The article suggested setting only one or two priorities for the day instead of the long list I was used to. For years, I’d organize my days around long to do lists.
What didn’t get done one day got transferred to the next day, and sometimes things I was resistant to traveled through a string of lists for weeks until guilt or a deadline pushed me into doing the task. I thought of these as ‘self-elongating lists.’
I held sacred my morning coffee-email ritual but knew I also had to practice what I preached and break through old boundaries. Finally, I thought, “What the heck! I’ll give this a try. If it doesn’t work I can go back to my old habit and comfort zone.”
Now, in the evening before I stop working for the day, I pick one or two things I’m resistant to doing. For example, tasks like cold calling a potential customer, dealing with bank business or taxes. Two of these go on the top of my list to accomplish in the morning before I languish over emails.

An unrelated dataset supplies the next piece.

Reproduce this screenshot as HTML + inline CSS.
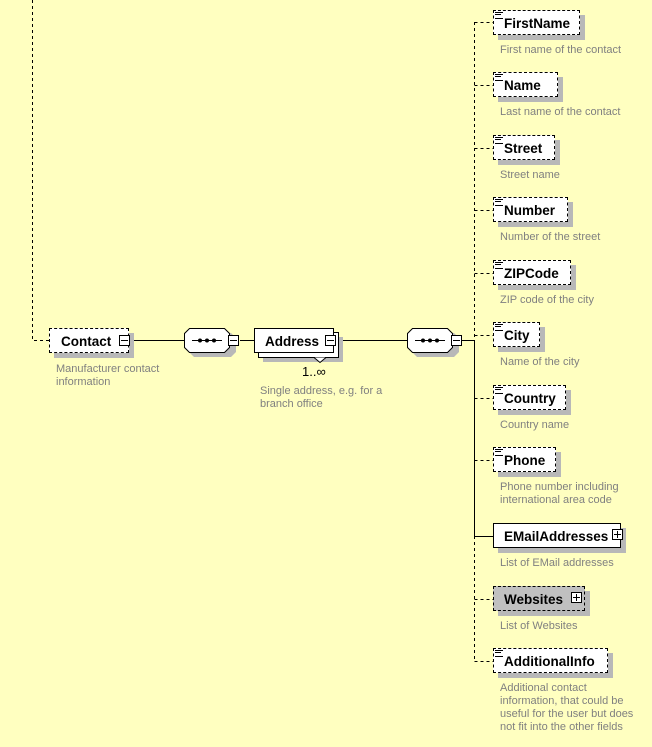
<!DOCTYPE html>
<html><head><style>
body{margin:0;background:#ffffc0;width:652px;height:747px;overflow:hidden;position:relative;font-family:"Liberation Sans",sans-serif}
.b{position:absolute;height:25px;background:#fff;border:1px dashed #000;font-weight:bold;font-size:13.5px;line-height:25px;padding-left:10px;box-shadow:5px 5px 0 #b8b8b8;box-sizing:border-box}
.s{border-style:solid}
.d{position:absolute;font-size:11px;color:#808080;line-height:13px}
.pm{position:absolute;width:11px;height:11px;border:1px solid #000;background:#fff;box-sizing:border-box}
.pm:before{content:"";position:absolute;left:1px;right:1px;top:4px;height:1px;background:#000}
.pl:after{content:"";position:absolute;top:1px;bottom:1px;left:4px;width:1px;background:#000}
.ic{position:absolute;left:1px;top:1px;width:8px;height:5px;border-top:1px solid #000;border-bottom:1px solid #000}
.ic:after{content:"";position:absolute;left:0;width:6px;top:1px;height:1px;background:#000}
</style></head><body>
<svg width="652" height="747" style="position:absolute;left:0;top:0">
<g stroke="#000" fill="none">
<path d="M32.5 0V340.5H49" stroke-dasharray="3,3"/>
<path d="M132 340.5H184M240 340.5H254M337 340.5H407M462 340.5H474.5" />
<path d="M474.5 22V340" stroke-dasharray="3,3"/>
<path d="M474.5 340V536"/>
<path d="M474.5 536V661" stroke-dasharray="3,3"/>
<g stroke-dasharray="3,3">
<path d="M474.5 22.5H493M474.5 85.5H493M474.5 148.5H493M474.5 210.5H493M474.5 273.5H493M474.5 335.5H493M474.5 398.5H493M474.5 460.5H493M474.5 599.5H493M474.5 661.5H493"/>
</g>
<path d="M474.5 536.5H493"/>
</g>
<polygon points="194,333 231,333 236,338 236,352 231,357 194,357 189,352 189,338" fill="#b8b8b8"/>
<polygon points="189.5,328.5 224.5,328.5 229.5,333.5 229.5,347.5 224.5,352.5 189.5,352.5 184.5,347.5 184.5,333.5" fill="#fff" stroke="#000"/>
<path d="M192 340.5H222" stroke="#000"/><circle cx="200" cy="340.5" r="2"/><circle cx="207" cy="340.5" r="2"/><circle cx="214" cy="340.5" r="2"/>
<polygon points="417,333 454,333 459,338 459,352 454,357 417,357 412,352 412,338" fill="#b8b8b8"/>
<polygon points="412.5,328.5 447.5,328.5 452.5,333.5 452.5,347.5 447.5,352.5 412.5,352.5 407.5,347.5 407.5,333.5" fill="#fff" stroke="#000"/>
<path d="M415 340.5H445" stroke="#000"/><circle cx="423" cy="340.5" r="2"/><circle cx="430" cy="340.5" r="2"/><circle cx="437" cy="340.5" r="2"/>
<rect x="263" y="337" width="80" height="25" fill="#b8b8b8"/>
<rect x="258.5" y="332.5" width="80" height="25" fill="#fff" stroke="#000"/>
<path d="M314 357.5l6 5 6-5" fill="#fff" stroke="#000"/>
</svg>
<div class="b" style="left:49px;top:328px;width:80px;padding-left:11px">Contact</div>
<div class="pm" style="left:119px;top:335px"></div>
<div class="pm" style="left:228px;top:335px"></div>
<div class="b s" style="left:254px;top:328px;width:80px;box-shadow:none;padding-left:10px">Address</div>
<div class="pm" style="left:325px;top:335px"></div>
<div style="position:absolute;left:302px;top:364px;font-size:13px;line-height:15px">1..∞</div>
<div class="pm" style="left:451px;top:335px"></div>
<div class="d" style="left:56px;top:363px">Manufacturer contact<br>information</div>
<div class="d" style="left:260px;top:385px">Single address, e.g. for a<br>branch office</div>

<div class="b" style="left:493px;top:10px;width:87px"><span class="ic"></span>FirstName</div>
<div class="d" style="left:500px;top:44px">First name of the contact</div>
<div class="b" style="left:493px;top:72px;width:65px"><span class="ic"></span>Name</div>
<div class="d" style="left:500px;top:106px">Last name of the contact</div>
<div class="b" style="left:493px;top:135px;width:62px"><span class="ic"></span>Street</div>
<div class="d" style="left:500px;top:169px">Street name</div>
<div class="b" style="left:493px;top:197px;width:75px"><span class="ic"></span>Number</div>
<div class="d" style="left:500px;top:231px">Number of the street</div>
<div class="b" style="left:493px;top:260px;width:78px"><span class="ic"></span>ZIPCode</div>
<div class="d" style="left:500px;top:294px">ZIP code of the city</div>
<div class="b" style="left:493px;top:322px;width:47px"><span class="ic"></span>City</div>
<div class="d" style="left:500px;top:356px">Name of the city</div>
<div class="b" style="left:493px;top:385px;width:73px"><span class="ic"></span>Country</div>
<div class="d" style="left:500px;top:419px">Country name</div>
<div class="b" style="left:493px;top:447px;width:63px"><span class="ic"></span>Phone</div>
<div class="d" style="left:500px;top:481px">Phone number including<br>international area code</div>
<div class="b s" style="left:493px;top:523px;width:128px">EMailAddresses</div>
<div class="pm pl" style="left:612px;top:529px"></div>
<div class="d" style="left:500px;top:557px">List of EMail addresses</div>
<div class="b" style="left:493px;top:586px;width:92px;background:#c0c0c0">Websites</div>
<div class="pm pl" style="left:571px;top:592px"></div>
<div class="d" style="left:500px;top:620px">List of Websites</div>
<div class="b" style="left:493px;top:648px;width:115px"><span class="ic"></span>AdditionalInfo</div>
<div class="d" style="left:500px;top:682px">Additional contact<br>information, that could be<br>useful for the user but does<br>not fit into the other fields</div>
</body></html>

If there’s nothing in the resistance category, I choose a couple of pressing tasks to accomplish that day. To be honest with you, there is also a long trailing list of other things, but these two tasks are bolded and on the top of the list. They get top priority and my brain’s best functioning.
After doing this for just one week, I felt I’d been given a gift. As if by magic, the things I’d been resistant to doing were accomplished. A sense of wellbeing and pride now color my mornings. And at breakfast, instead of feeling the day is shot, I have even more energy to continue.
Many Sixty and Me readers are already retired. My non-working friends tell me they don’t know how they found time to work as their days are filled now with other activities.
This prioritizing technique can work for active retirees as well. Life seems to get busier and busier, and it’s easy to let important but boring tasks slide, like balancing the check book.
Try it and I think you’ll find, as I did, that you have a new outlook in your mornings.
How do you prioritize activities you are resistant to take on? What are you procrastinating about? Please feel free to share your most unwelcome tasks for today and how you tackle them.